Spanisches Parlament legalisiert Sterbehilfe

18. März 2021

Erlaubt ist künftig die bewusste Herbeiführung des Todes eines unheilbar Kranken durch medizinisches Personal. Spaniens Konservative, Rechtsextreme und katholische Kirche halten das für Mord.

Der Film "Das Meer in mir" mit Javier Bardem in der Hauptrolle zeichnet den Leidensweg des gelähmten und deshalb jahrelang auf Sterbehilfe hoffenden Spaniers Ramón Sampedro nach
Der Film "Das Meer in mir" (Mar Adentro) mit Javier Bardem in der Hauptrolle zeichnet den Leidensweg des gelähmten und deshalb jahrelang auf Sterbehilfe hoffenden Spaniers Ramón Sampedro nachBild: kpa/picture alliance

Das spanische Parlament hat die Legalisierung der Sterbehilfe gebilligt. Bei der abschließenden Abstimmung im Abgeordnetenhaus votierte eine deutliche Mehrheit von 202 Abgeordneten für das entsprechende Gesetz, 141 Abgeordnete der konservativen und rechtsextremen Parteien stimmten dagegen, zwei Abgeordnete enthielten sich. Spanien ist damit eines von wenigen Ländern, in dem todkranke oder von unerträglichen Schmerzen geplagte Patienten ihrem Leiden ein Ende setzen dürfen.

Mit dem Gesetz können Menschen mit einer "schweren und unheilbaren" Krankheit oder "chronischen", stark einschränkenden Schmerzen auf ausdrücklichen eigenen Wunsch Sterbehilfe erhalten, um "unerträgliches Leid" zu vermeiden. Erlaubt ist dem Gesetz zufolge sowohl die bewusste Herbeiführung des Todes durch medizinisches Personal als auch Unterstützung dabei, wenn Sterbewillige ihrem Leben selbst ein Ende setzen wollen.

"Sterbehilfe ist eine Form von Mord"

Der Gesetzentwurf war von der sozialistischen Regierung von Ministerpräsident Pedro Sánchez eingebracht worden. Mit diesem Gesetz "kommen wir einer humaneren und gerechteren Gesellschaft näher", sagte Gesundheitsministerin Carolina Darias mit Verweis auf "die Menschen, die sich in einer Situation großen Leids befinden, und ihre Familien".

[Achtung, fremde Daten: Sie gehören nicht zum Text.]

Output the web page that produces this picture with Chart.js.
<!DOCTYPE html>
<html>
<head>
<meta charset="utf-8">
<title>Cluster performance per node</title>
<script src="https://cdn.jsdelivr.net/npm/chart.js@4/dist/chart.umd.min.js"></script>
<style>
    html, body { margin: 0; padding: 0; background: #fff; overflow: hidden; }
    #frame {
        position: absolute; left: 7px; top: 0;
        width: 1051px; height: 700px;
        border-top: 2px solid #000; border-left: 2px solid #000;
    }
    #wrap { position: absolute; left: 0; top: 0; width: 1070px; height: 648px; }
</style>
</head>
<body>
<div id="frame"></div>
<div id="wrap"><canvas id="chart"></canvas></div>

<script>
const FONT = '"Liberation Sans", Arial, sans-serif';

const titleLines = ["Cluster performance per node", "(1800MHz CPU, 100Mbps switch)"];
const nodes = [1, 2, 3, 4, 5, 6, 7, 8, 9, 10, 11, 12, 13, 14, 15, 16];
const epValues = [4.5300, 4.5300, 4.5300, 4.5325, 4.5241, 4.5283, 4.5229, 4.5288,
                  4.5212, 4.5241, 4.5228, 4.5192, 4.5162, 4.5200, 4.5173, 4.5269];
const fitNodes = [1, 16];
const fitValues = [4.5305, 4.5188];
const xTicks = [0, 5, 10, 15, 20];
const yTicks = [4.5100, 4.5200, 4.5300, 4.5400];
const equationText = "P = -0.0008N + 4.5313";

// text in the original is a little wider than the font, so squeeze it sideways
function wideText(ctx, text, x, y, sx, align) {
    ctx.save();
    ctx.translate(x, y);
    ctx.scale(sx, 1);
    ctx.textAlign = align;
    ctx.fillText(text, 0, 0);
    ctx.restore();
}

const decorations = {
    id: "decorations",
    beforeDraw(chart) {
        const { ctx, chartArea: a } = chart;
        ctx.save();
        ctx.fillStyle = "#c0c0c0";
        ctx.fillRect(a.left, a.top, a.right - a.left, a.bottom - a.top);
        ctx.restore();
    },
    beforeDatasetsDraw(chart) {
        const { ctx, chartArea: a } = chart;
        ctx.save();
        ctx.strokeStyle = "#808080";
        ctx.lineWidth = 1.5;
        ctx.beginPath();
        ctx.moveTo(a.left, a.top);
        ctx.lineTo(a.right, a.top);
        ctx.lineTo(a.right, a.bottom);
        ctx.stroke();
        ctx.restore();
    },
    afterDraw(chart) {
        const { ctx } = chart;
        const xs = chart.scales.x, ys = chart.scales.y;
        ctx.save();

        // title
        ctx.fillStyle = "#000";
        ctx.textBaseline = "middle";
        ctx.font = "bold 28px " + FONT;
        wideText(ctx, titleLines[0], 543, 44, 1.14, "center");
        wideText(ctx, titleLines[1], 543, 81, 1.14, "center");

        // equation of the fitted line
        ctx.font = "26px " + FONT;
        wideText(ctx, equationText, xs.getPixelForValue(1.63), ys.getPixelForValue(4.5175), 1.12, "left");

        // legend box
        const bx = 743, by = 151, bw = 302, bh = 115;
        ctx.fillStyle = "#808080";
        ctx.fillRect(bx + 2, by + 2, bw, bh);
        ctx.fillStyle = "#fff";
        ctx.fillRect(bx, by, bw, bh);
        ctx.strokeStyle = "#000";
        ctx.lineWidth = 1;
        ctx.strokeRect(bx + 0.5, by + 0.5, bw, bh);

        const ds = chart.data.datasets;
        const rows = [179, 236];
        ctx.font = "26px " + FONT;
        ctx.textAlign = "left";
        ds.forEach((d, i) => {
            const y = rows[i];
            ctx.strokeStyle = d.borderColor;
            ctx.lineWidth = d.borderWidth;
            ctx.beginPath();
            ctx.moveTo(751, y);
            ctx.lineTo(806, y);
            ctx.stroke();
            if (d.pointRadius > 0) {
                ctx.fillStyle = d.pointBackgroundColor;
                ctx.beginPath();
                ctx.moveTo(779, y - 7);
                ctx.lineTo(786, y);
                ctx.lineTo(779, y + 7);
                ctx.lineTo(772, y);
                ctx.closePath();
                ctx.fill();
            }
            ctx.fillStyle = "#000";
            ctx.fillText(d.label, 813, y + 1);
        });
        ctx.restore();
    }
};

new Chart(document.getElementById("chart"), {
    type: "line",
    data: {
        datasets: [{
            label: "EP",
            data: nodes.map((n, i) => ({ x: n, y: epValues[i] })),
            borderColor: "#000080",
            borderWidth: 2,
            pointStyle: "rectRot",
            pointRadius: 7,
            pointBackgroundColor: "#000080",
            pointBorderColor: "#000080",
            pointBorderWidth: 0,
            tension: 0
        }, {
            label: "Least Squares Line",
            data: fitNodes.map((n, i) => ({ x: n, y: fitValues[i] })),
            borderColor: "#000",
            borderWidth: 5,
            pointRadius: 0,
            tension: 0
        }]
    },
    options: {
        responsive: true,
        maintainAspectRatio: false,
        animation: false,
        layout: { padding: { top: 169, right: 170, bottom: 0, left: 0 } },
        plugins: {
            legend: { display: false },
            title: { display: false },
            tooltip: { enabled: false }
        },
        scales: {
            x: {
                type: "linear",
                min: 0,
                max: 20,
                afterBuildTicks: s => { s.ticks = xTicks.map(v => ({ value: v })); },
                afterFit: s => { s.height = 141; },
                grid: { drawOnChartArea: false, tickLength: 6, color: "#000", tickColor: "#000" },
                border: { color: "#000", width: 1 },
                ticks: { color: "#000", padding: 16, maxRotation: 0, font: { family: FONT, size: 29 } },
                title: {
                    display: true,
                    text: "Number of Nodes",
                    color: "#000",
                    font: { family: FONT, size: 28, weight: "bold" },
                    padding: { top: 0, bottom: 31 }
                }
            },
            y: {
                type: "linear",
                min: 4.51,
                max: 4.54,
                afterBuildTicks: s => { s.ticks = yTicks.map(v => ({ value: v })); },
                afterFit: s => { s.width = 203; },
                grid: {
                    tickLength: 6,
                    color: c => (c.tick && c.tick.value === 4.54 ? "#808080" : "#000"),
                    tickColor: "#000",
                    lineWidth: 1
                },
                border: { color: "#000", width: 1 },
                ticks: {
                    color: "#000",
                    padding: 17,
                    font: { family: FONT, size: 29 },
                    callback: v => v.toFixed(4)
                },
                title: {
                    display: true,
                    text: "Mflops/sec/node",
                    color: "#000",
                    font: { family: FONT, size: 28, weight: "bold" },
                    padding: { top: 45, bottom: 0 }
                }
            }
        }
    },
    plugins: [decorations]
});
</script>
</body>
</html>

Gegendemonstranten vor dem spanischen Parlament brandmarken das sozialistische Kabinett als "Regierung des Todes"Bild: Oscar Gonzalez/NurPhoto/picture alliance

Von konservativen Parteien sowie der katholischen Kirche wird das Gesetz vehement abgelehnt. "Sterbehilfe ist immer eine Form von Mord, weil es bedeutet, dass ein Mensch am Tod eines anderen beteiligt ist", erklärte die spanische Bischofskonferenz. "Das Leben kann nicht in die Hände der Behörden gelegt werden", sagte Lourdes Méndez Monasterio, Abgeordnete der rechtsextremen Vox-Partei, die bereits angekündigt hat, vor das Verfassungsgericht zu ziehen.

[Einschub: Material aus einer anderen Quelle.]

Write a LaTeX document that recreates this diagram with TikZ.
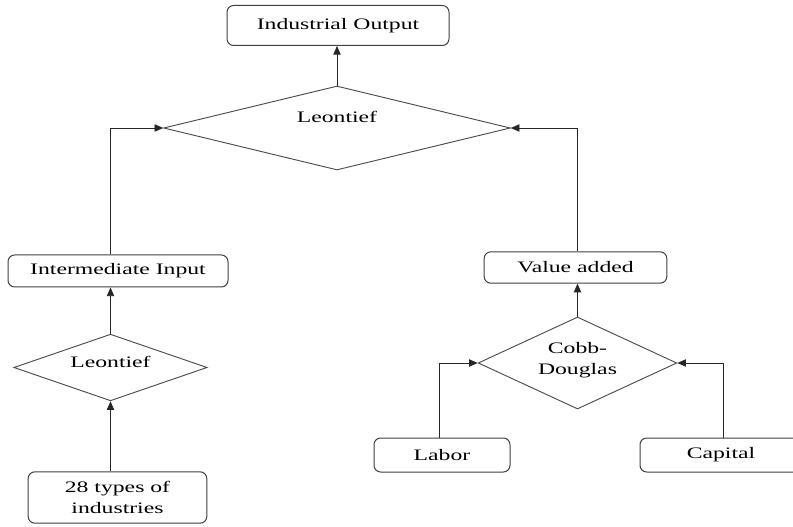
\documentclass[tikz,border=0pt]{standalone}
\usepackage{fontspec}
\setmainfont{Liberation Serif}[FakeStretch=1.48]
\usetikzlibrary{positioning,shapes.geometric,arrows.meta}
\tikzset{>={Triangle[length=6.5pt,width=5.5pt]}}
\tikzset{
  box/.style={draw=black!75,line width=0.75pt,rounded corners=5pt,align=center,
    inner sep=0pt,font=\fontsize{12}{15.5}\selectfont},
  dia/.style={draw=black!70,line width=0.7pt,diamond,inner sep=0pt,
    font=\fontsize{12}{15.5}\selectfont,align=center},
  link/.style={->,draw=black!85,line width=0.65pt}
}

\begin{document}
\begin{tikzpicture}[x=0.75pt,y=-0.75pt]
\clip (0,0) rectangle (793,527);
\fill[white] (0,0) rectangle (793,527);
% boxes
\node[box,minimum width=166.5pt,minimum height=30pt] (out) at (338,25.5) {Industrial Output};
\node[box,minimum width=165pt,minimum height=24pt] (mid) at (118,271) {Intermediate Input};
\node[box,minimum width=134pt,minimum height=38.5pt] (ind) at (117.5,497.5) {28 types of\\industries};
\node[box,minimum width=137pt,minimum height=23.5pt] (va) at (575.5,267.5) {Value added};
\node[box,minimum width=102pt,minimum height=25.5pt] (lab) at (442,455) {Labor};
\node[box,minimum width=121.5pt,minimum height=25.5pt] (cap) at (721,455) {Capital};
% diamonds
\node[dia,minimum width=260pt,minimum height=63pt,
  label={[yshift=8pt,font=\fontsize{12}{15.5}\selectfont]center:Leontief}] (lt) at (337,128) {};
\node[dia,minimum width=145pt,minimum height=50pt,
  label={[yshift=4pt,font=\fontsize{12}{15.5}\selectfont]center:Leontief}] (sl) at (110.5,367.5) {};
\node[dia,minimum width=149pt,minimum height=69pt,
  label={[yshift=2pt,font=\fontsize{12}{15.5}\selectfont,align=center]center:Cobb-\\Douglas}] (cd) at (577.5,363) {};
% connectors
\draw[link] (lt.north) -- (lt.north |- out.south);
\draw[link] (mid.north -| sl.north) |- (lt.west);
\draw[link] (va.north -| cd.north) |- (lt.east);
\draw[link] (sl.north) -- (sl.north |- mid.south);
\draw[link] (ind.north -| sl.south) -- (sl.south);
\draw[link] (cd.north) -- (cd.north |- va.south);
\draw[link] (lab.north -| 439,0) |- (cd.west);
\draw[link] (cap.north -| 723,0) |- (cd.east);
\end{tikzpicture}
\end{document}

"Ein Land - menschlicher, gerechter und freier"

Die Neuregelung erfolgte nach einer langen Auseinandersetzung um erschütternde Schicksale, darunter der Fall von Ramón Sampedro, der nach einem Badeunfall vom Hals abwärts gelähmt war und jahrelang vergeblich vor der spanischen Justiz um das Recht auf einen selbstbestimmten Tod kämpfte. Seinem Schicksal wurde mit dem Oscar-prämierten Film "Das Meer in mir" von 2004 ein Denkmal gesetzt.

Sein Schicksal gehört untrennbar mit zur Historie des Sterbehilfe-Gesetzes: Der Seemann Ramón Sampedro war nach einem Badeunfall fast drei Jahrzehnte lang vom Hals ab gelähmt. 1998 beendete er - mit Hilfe einer Freundin - sein Leben. Bild: picture-alliance / dpa

"Heute sind wir ein Land, das menschlicher, gerechter und freier ist", erklärte Regierungschef Sánchez auf Twitter. Das von vielen geforderte Recht, "würdig sterben" zu dürfen, sei in Spanien "endlich Wirklichkeit geworden", erklärte er kurz nach dem Parlamentsvotum.

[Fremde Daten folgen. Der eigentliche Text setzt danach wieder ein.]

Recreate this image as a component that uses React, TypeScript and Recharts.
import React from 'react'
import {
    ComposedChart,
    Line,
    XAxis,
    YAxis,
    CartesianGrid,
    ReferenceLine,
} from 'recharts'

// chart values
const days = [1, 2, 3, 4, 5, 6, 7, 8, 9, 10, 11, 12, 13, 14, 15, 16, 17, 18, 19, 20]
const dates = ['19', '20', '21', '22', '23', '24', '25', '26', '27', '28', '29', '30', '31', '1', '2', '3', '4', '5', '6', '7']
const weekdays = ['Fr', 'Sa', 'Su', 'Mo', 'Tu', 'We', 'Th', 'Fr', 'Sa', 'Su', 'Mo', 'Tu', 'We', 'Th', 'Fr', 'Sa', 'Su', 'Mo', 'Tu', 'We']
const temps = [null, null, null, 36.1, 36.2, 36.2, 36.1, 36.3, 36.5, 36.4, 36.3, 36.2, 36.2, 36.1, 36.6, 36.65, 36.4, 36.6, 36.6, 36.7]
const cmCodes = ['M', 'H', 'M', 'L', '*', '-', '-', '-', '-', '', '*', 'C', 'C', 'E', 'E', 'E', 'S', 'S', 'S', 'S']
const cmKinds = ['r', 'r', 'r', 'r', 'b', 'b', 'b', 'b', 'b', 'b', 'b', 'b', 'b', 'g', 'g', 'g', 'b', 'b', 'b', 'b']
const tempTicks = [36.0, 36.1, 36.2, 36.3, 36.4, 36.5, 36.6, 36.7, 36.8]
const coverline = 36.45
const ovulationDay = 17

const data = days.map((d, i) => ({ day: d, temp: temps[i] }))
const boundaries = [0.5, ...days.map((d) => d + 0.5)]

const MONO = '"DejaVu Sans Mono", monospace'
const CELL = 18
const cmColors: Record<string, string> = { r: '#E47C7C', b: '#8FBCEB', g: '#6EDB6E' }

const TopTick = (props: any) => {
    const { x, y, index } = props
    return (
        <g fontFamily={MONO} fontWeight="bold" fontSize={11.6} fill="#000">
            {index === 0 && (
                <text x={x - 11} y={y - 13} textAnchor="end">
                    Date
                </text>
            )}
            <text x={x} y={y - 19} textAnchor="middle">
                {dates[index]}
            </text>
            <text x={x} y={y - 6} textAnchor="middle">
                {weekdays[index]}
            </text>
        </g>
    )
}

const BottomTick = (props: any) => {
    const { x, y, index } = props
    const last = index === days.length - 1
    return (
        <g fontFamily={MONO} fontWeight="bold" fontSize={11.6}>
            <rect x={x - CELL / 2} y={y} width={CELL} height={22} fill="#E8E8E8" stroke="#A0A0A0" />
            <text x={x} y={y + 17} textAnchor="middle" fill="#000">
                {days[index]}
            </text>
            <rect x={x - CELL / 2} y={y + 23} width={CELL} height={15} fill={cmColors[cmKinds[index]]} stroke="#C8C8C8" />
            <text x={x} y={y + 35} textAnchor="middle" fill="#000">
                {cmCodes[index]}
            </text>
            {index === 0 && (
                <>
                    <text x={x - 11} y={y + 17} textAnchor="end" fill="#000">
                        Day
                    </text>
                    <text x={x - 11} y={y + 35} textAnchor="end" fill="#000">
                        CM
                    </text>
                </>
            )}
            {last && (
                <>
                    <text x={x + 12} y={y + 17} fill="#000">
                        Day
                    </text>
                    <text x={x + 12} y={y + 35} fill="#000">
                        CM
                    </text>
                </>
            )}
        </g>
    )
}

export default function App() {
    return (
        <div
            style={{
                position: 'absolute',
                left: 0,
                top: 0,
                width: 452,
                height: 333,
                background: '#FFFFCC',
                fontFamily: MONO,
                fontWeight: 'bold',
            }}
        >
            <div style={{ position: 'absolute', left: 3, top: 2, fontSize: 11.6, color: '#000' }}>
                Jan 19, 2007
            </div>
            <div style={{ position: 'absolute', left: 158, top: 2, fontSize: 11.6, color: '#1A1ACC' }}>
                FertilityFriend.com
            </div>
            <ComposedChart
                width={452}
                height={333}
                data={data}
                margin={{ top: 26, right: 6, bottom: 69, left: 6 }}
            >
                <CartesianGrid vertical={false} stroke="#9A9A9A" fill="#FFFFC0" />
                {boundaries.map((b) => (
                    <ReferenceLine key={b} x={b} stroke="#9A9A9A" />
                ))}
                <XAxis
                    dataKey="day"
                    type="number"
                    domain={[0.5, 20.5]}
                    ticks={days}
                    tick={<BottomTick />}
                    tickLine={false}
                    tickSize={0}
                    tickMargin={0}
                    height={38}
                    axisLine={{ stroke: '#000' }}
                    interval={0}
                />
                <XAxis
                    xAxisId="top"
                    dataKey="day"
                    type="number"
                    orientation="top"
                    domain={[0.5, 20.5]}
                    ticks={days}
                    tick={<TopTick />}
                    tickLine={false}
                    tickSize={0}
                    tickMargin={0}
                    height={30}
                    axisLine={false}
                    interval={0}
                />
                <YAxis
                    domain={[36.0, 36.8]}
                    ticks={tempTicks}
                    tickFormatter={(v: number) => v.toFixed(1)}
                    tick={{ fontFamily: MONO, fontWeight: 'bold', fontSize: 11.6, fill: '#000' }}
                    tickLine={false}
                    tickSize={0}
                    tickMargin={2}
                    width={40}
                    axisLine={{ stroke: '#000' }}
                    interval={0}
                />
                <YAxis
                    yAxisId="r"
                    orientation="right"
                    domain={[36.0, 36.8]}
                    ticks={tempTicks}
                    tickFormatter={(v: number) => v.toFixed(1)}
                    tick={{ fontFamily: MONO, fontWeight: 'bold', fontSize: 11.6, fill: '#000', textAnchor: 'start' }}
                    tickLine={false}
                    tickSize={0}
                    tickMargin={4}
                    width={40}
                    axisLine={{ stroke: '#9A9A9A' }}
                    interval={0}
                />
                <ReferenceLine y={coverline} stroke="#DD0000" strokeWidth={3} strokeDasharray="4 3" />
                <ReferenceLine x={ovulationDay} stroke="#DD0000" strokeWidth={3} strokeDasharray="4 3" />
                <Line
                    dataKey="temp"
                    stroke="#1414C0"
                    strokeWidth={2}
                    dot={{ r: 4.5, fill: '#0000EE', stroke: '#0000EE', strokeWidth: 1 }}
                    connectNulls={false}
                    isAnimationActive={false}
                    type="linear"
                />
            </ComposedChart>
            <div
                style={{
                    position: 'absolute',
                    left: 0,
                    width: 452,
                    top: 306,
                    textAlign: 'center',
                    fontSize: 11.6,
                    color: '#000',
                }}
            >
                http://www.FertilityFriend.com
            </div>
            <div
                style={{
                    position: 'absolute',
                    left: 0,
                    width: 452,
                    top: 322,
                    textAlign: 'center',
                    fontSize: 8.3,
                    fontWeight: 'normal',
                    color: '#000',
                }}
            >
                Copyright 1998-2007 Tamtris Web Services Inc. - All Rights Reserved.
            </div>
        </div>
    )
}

Ärzte und Pfleger können sich verweigern

Das Gesetz soll im Juni in Kraft treten. Sterbewillige müssen spanische Staatsbürger sein oder in dem Land wohnen. Den entsprechenden Antrag müssen sie schriftlich und "bei vollem Bewusstsein" stellen und nach zwei Wochen bekräftigen. Der Antrag muss dann von zwei Ärzten und anschließend noch von einer Kommission genehmigt werden, bevor die Sterbehilfe erfolgen kann. Ärzte und Pfleger, die die Sterbehilfe nicht ausführen wollen, dürfen die Beteiligung unter Berufung auf "Gewissensgründe" verweigern.

In Europa ist Spanien damit das vierte Land nach den Niederlanden, Belgien und Luxemburg, in dem Sterbehilfe erlaubt ist. Das Parlament in Portugal hatte Ende Januar für eine Legalisierung der Sterbehilfe gestimmt, das Verfassungsgericht forderte jedoch am Montag Nachbesserungen an dem Gesetz.